- [Short problem]:
Take the lines from the beginning of the material through the line containing "import * as" and retype them exactly, leaving the pictures out.

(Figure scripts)
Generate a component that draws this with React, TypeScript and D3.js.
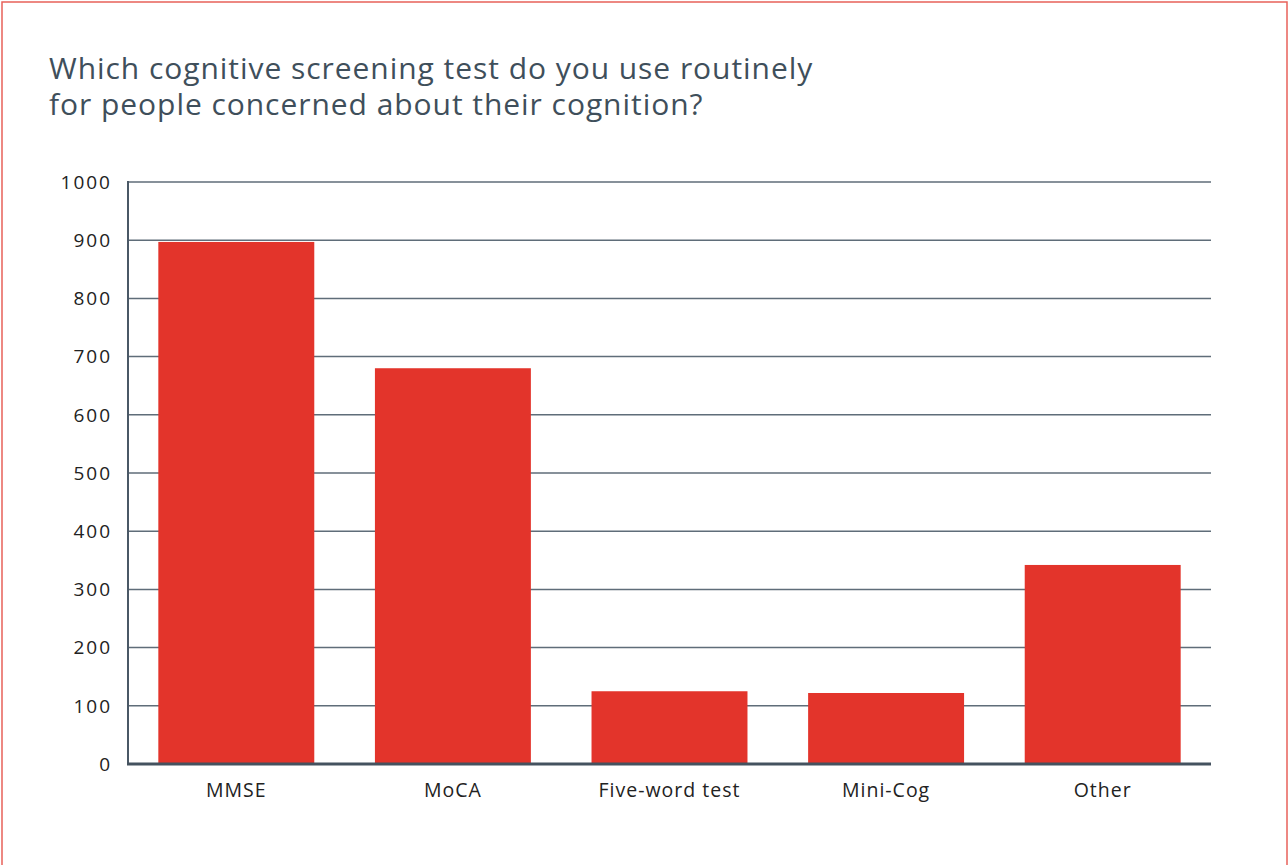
import React from "react";
import * as d3 from "d3";

const categories = ["MMSE", "MoCA", "Five-word test", "Mini-Cog", "Other"];
const values = [897, 680, 125, 122, 342];
const yTicks = [0, 100, 200, 300, 400, 500, 600, 700, 800, 900, 1000];
const titleLines = [
  "Which cognitive screening test do you use routinely",
  "for people concerned about their cognition?",
];

export default function App() {
  const W = 1288;
  const H = 865;
  const left = 128;
  const right = 1211;
  const top = 182;
  const bottom = 764;

  const x = d3
    .scaleBand<string>()
    .domain(categories)
    .range([left, right])
    .paddingInner(0.28)
    .paddingOuter(0.14);
  const y = d3.scaleLinear().domain([0, 1000]).range([bottom, top]);

  const font = "'Open Sans', Lato, sans-serif";

  return (
    <svg
      width={W}
      height={H}
      style={{ position: "absolute", left: 0, top: 0, background: "#fff" }}
    >
      <rect x={2} y={2} width={1285} height={H + 10} fill="none" stroke="#e8615a" strokeWidth={1.5} />
      {titleLines.map((t, i) => (
        <text
          key={i}
          x={49}
          y={79 + i * 36}
          fontFamily={font}
          fontSize={30}
          letterSpacing={0.95}
          fill="#3f4f5b"
        >
          {t}
        </text>
      ))}
      {yTicks.map((v) =>
        v === 0 ? null : (
          <line
            key={"g" + v}
            x1={left}
            x2={right}
            y1={y(v)}
            y2={y(v)}
            stroke="#5f6d79"
            strokeWidth={1.5}
          />
        )
      )}
      {categories.map((c, i) => (
        <rect
          key={c}
          x={x(c)}
          y={y(values[i])}
          width={x.bandwidth()}
          height={y(0) - y(values[i])}
          fill="#e3342b"
        />
      ))}
      <line x1={left} x2={left} y1={top - 1} y2={bottom} stroke="#4a5866" strokeWidth={2} />
      <line x1={left - 1} x2={right} y1={bottom} y2={bottom} stroke="#44525f" strokeWidth={3} />
      {yTicks.map((v) => (
        <text
          key={"t" + v}
          x={112}
          y={y(v)}
          dy="0.36em"
          textAnchor="end"
          fontFamily={font}
          fontSize={19}
          letterSpacing={2}
          fill="#222"
        >
          {v}
        </text>
      ))}
      {categories.map((c) => (
        <text
          key={"l" + c}
          x={(x(c) as number) + x.bandwidth() / 2}
          y={797}
          textAnchor="middle"
          fontFamily={font}
          fontSize={19.5}
          letterSpacing={1}
          fill="#222"
        >
          {c}
        </text>
      ))}
    </svg>
  );
}
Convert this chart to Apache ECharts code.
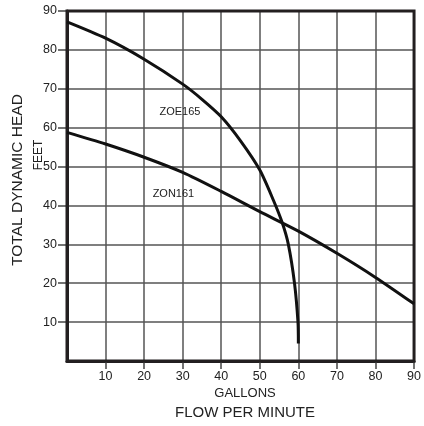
<!DOCTYPE html>
<html>
<head>
<meta charset="utf-8">
<script src="https://cdn.jsdelivr.net/npm/echarts@6/dist/echarts.min.js"></script>
<style>
html,body{margin:0;padding:0;background:#fff;}
#c{width:424px;height:426px;}
</style>
</head>
<body>
<div id="c"></div>
<script>
// Data
var zoe165 = [[0,87.2],[10,83.0],[20,77.6],[30,71.2],[35,67.3],[40,62.8],[45,56.6],[50,49.1],[53.5,41.4],[55.8,35.6],[57.4,30],[59,20],[59.9,10],[60,4.5]];
var zon161 = [[0,58.8],[10,55.8],[20,52.4],[30,48.5],[40,43.6],[50,38.4],[60,33.4],[70,27.7],[80,21.5],[90,14.7]];
var xTicks = [10,20,30,40,50,60,70,80,90];
var yTicks = [10,20,30,40,50,60,70,80,90];
var seriesNames = ['ZOE165','ZON161'];
var labelPos = [[29.3,64.0],[27.6,42.9]];

var chart = echarts.init(document.getElementById('c'), null, {renderer:'canvas'});
var FONT = 'Liberation Sans';
function curve(name, data, lp){
  return {
    type:'line', name:name, data:data, smooth:0.25,
    symbol:'none', lineStyle:{color:'#111', width:3}, z:5,
    markPoint:{
      symbol:'circle', symbolSize:0, silent:true,
      data:[{coord:lp, value:name}],
      label:{show:true, position:'inside', formatter:name, color:'#222', fontFamily:FONT, fontSize:11}
    }
  };
}
chart.setOption({
  animation:false,
  backgroundColor:'#fff',
  grid:{left:67, right:7, top:11, bottom:65, show:true, borderColor:'#231f20', borderWidth:3, backgroundColor:'transparent', z:3},
  xAxis:{
    type:'value', min:0, max:90, interval:10,
    axisLine:{show:true, lineStyle:{color:'#231f20', width:3}},
    axisTick:{show:true, length:8, customValues:xTicks, lineStyle:{color:'#444', width:1.5}},
    axisLabel:{color:'#222', fontFamily:FONT, fontSize:12.5, margin:9, customValues:xTicks},
    splitLine:{show:true, lineStyle:{color:'#555', width:1.5}}
  },
  yAxis:{
    type:'value', min:0, max:90, interval:10,
    axisLine:{show:true, lineStyle:{color:'#231f20', width:3}},
    axisTick:{show:true, length:9, customValues:yTicks, lineStyle:{color:'#444', width:1.5}},
    axisLabel:{color:'#222', fontFamily:FONT, fontSize:12.5, margin:10, customValues:yTicks},
    splitLine:{show:true, lineStyle:{color:'#555', width:1.5}}
  },
  graphic:[
    {type:'text', style:{text:'TOTAL DYNAMIC HEAD', font:'15.5px "Liberation Sans"', fill:'#222', textAlign:'center', textVerticalAlign:'middle'}, x:18, y:180, rotation:Math.PI/2},
    {type:'text', style:{text:'FEET', font:'12px "Liberation Sans"', fill:'#222', textAlign:'center', textVerticalAlign:'middle'}, x:39, y:155, rotation:Math.PI/2},
    {type:'text', style:{text:'GALLONS', font:'13px "Liberation Sans"', fill:'#222', textAlign:'center', textVerticalAlign:'middle'}, x:245, y:393},
    {type:'text', style:{text:'FLOW PER MINUTE', font:'15px "Liberation Sans"', fill:'#222', textAlign:'center', textVerticalAlign:'middle'}, x:245, y:413}
  ],
  series:[curve(seriesNames[0], zoe165, labelPos[0]), curve(seriesNames[1], zon161, labelPos[1])]
});
</script>
</body>
</html>
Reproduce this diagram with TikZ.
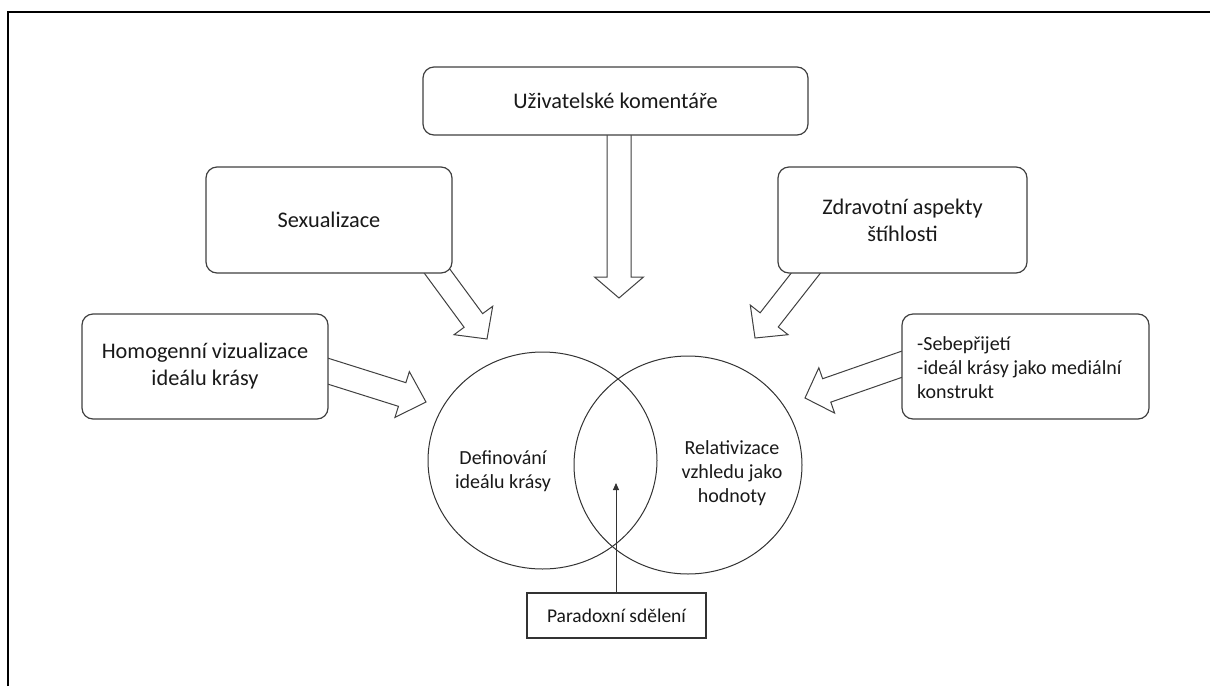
\documentclass[tikz,border=0pt]{standalone}
\usepackage{fontspec}
\setmainfont{Carlito}
\usetikzlibrary{shapes.geometric,calc,arrows.meta}
\newcommand\blockarr[5]{%
  \coordinate (hb) at ($(#2)!#5!(#1)$);
  \draw[blockarrow] ($(#1)!#3!90:(#2)$) -- ($(hb)!#3!-90:(#1)$) -- ($(hb)!#4!-90:(#1)$) -- (#2) -- ($(hb)!#4!90:(#1)$) -- ($(hb)!#3!90:(#1)$) -- ($(#1)!#3!-90:(#2)$) -- cycle;}
\begin{document}
\begin{tikzpicture}[x=1pt,y=-1pt,
  blockarrow/.style={draw=black!75,line width=1pt,fill=white,line join=miter},
  bigbox/.style={draw=black!75,line width=1.2pt,rounded corners=11pt,fill=white,align=center,
    font=\fontsize{22.3}{27}\selectfont,text=black!90,inner sep=0pt},
  smallbox/.style={draw=black!75,line width=1.2pt,rounded corners=11pt,fill=white,
    font=\fontsize{20}{24}\selectfont,text=black!90,inner sep=0pt},
  venn/.style={draw=black!80,line width=1pt,ellipse,inner sep=0pt},
  venntext/.style={align=center,font=\fontsize{20}{24}\selectfont,text=black!90,inner sep=0pt},
  thinarrow/.style={draw=black!80,line width=0.9pt,-{Triangle[length=7pt,width=6pt]}}]
\useasboundingbox (0,0) rectangle (1210,686);
% frame
\draw[line width=2.5pt,black] (8,686) -- (8,12) -- (1210,12);
% block arrow coordinates
\coordinate (a1s) at (619,101);   \coordinate (a1t) at (619,298);
\coordinate (a2s) at (416,242.5); \coordinate (a2t) at (487,339);
\coordinate (a3s) at (829,243.5); \coordinate (a3t) at (755,338);
\coordinate (a4s) at (283,357);   \coordinate (a4t) at (426,402);
\coordinate (a5s) at (946.6,348.6); \coordinate (a5t) at (805,398);
\blockarr{a1s}{a1t}{12pt}{24.5pt}{21pt}
\blockarr{a2s}{a2t}{11.5pt}{24pt}{23pt}
\blockarr{a3s}{a3t}{11.5pt}{24pt}{23pt}
\blockarr{a4s}{a4t}{12.4pt}{24pt}{25pt}
\blockarr{a5s}{a5t}{12.4pt}{24pt}{23pt}
% boxes
\node[bigbox,minimum width=385pt,minimum height=68pt] (ukom) at (615.5,101) {Uživatelské komentáře};
\node[bigbox,minimum width=246pt,minimum height=106pt] (sex) at (329,220) {Sexualizace};
\node[bigbox,minimum width=249pt,minimum height=106pt] (zdr) at (902.5,220) {Zdravotní aspekty\\štíhlosti};
\node[bigbox,minimum width=246pt,minimum height=105pt] (hom) at (205,366.5) {Homogenní vizualizace\\ideálu krásy};
\node[smallbox,minimum width=247pt,minimum height=105pt] (seb) at (1025.5,366.5) {};
\node[venntext,align=left,anchor=west] (sebtext) at (917,368) {-Sebepřijetí\\-ideál krásy jako mediální\\konstrukt};
% venn
\node[venn,minimum width=229pt,minimum height=217pt] (L) at (542.5,460.5) {};
\node[venn,minimum width=228pt,minimum height=218pt] (R) at (688,465) {};
\node[venntext] (deftext) at (503,471) {Definování\\ideálu krásy};
\node[venntext] (reltext) at (732,473.5) {Relativizace\\vzhledu jako\\hodnoty};
% paradox
\node[draw=black!80,line width=1.2pt,fill=white,minimum width=179pt,minimum height=45pt,inner sep=0pt,
  font=\fontsize{19.5}{24}\selectfont,text=black!90] (par) at (616.5,615.5) {Paradoxní sdělení};
\coordinate (partip) at (616,483);
\draw[thinarrow] (par.north -| partip) -- (partip);
\end{tikzpicture}
\end{document}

- [Response]:
Generate a component that draws this with React, TypeScript and D3.js.
import React from "react";
import * as d3 from "d3";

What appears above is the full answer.